I must digress here to say that the Chain Bridge across the Potomac was one of the positions upon which the safety of Washington depended. The Confederates had fortified the approach to it on the Virginia side, and the Federals on the hills of Maryland opposite. Here, for months, the opposing forces had confronted each other. There had been no fighting; the men, and even the officers, had gradually contracted an intimacy, and, having nothing better to do, had swapped stories and other property until they had come to live upon the footing of good neighbors rather than mortal enemies. This relation was equally inconsistent with the safety of Washington and the stern discipline of war. Its discovery had excited alarm, and immediate measures were taken to break it up. General W. F. Smith, better known as "Baldy" Smith, had been appointed colonel of the Third Vermont Regiment, placed in command of the post, and undertook to correct the irregularity.

General Smith, a Vermonter by birth, a West-Pointer by education, was a soldier from spur to crown. Possibly he had natural sympathies, but they were so subordinated to the demands of his profession that they might as well not have existed. He regarded a soldier as so much valuable material, to be used with economy, like powder and lead, to the best advantage. The soldier was not worth much to him until his individuality was suppressed and converted into the unit of an army. He must be taught obedience; discipline must never be relaxed. In the demoralization which existed at the Chain Bridge, in his opinion, the occasional execution of a soldier would tend to enforce discipline, and in the end promote economy of life. He had issued orders declaring the penalty of death for military offences, among others that of a sentinel sleeping upon his post. His orders were made to be obeyed. Scott was, apparently, their first victim. It went without saying that any appeal in his behalf to General Smith would lead to nothing but loss of time.
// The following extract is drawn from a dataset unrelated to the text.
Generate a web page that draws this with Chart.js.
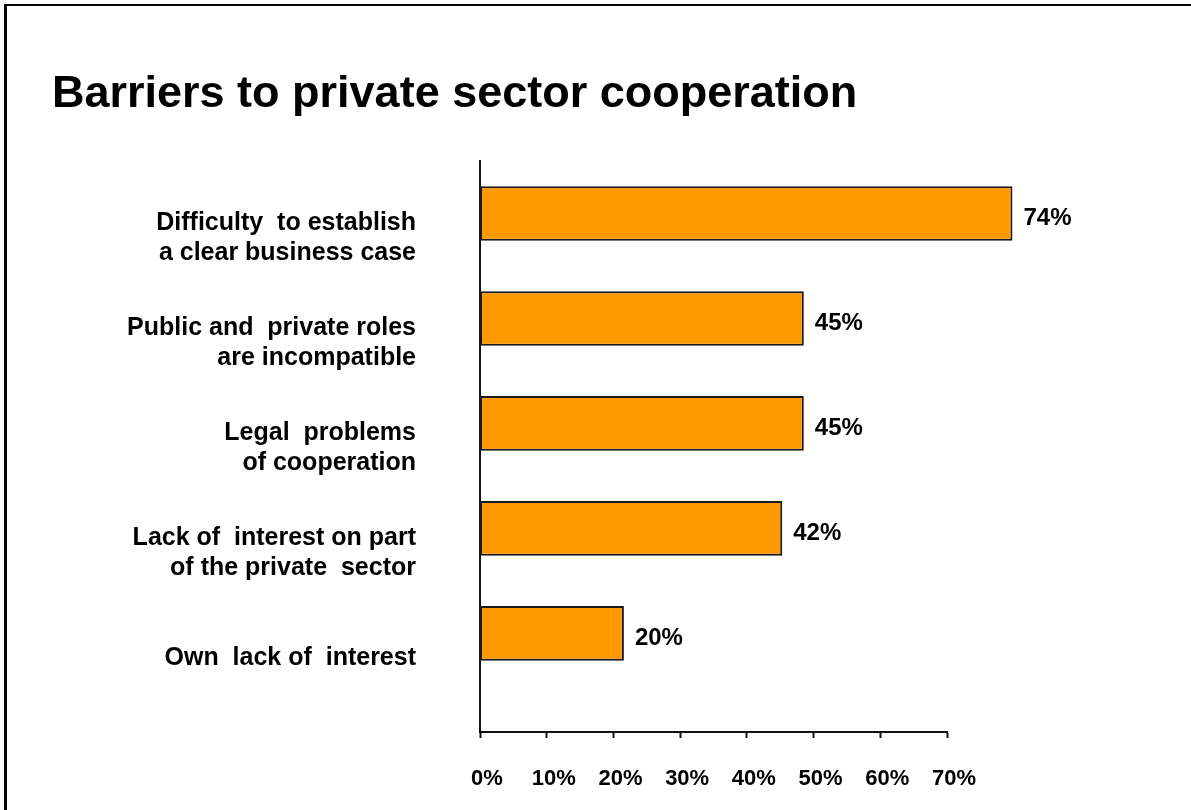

The more I reflected upon what I was to do, the more hopeless the case appeared. Thought was useless. I must act upon impulse or I should not act at all. "Come," I said, "there is only one man on earth who can save your comrade. Fortunately, he is the best man on the continent. We will go to President Lincoln."

I went swiftly out of the Treasury over to the White House, and up the stairway to the little office where the President was writing. The boys followed in a procession. I did not give the thought time to get any hold on me that I, an officer of the government, was committing an impropriety in thus rushing a matter upon the President's attention. The President was the first to speak.

"What is this?" he asked. "An expedition to kidnap somebody, or to get another brigadier appointed, or for a furlough to go home to vote? I cannot do it, gentlemen. Brigadiers are thicker than drum-majors, and I couldn't get a furlough for myself if I asked it from the War Department."

There was hope in the tone in which he spoke. I went straight to my point. "Mr. President," I said, "these men want nothing for themselves. They are Green Mountain boys of the Third Vermont, who have come to stay as long as you need good soldiers. They don't want promotion until they earn it. But they do want something that you alone can give them--the life of a comrade."

"What has he done?" asked the President. "You Vermonters are not a bad lot, generally. Has he committed murder or mutiny, or what other felony?"

"Tell him," I whispered to the captain.

"I cannot! I cannot! I should stammer like a fool! You can do it better!"

"Captain," I said, pushing him forward, "Scott's life depends on you. You must tell the President the story. I only know it from hearsay."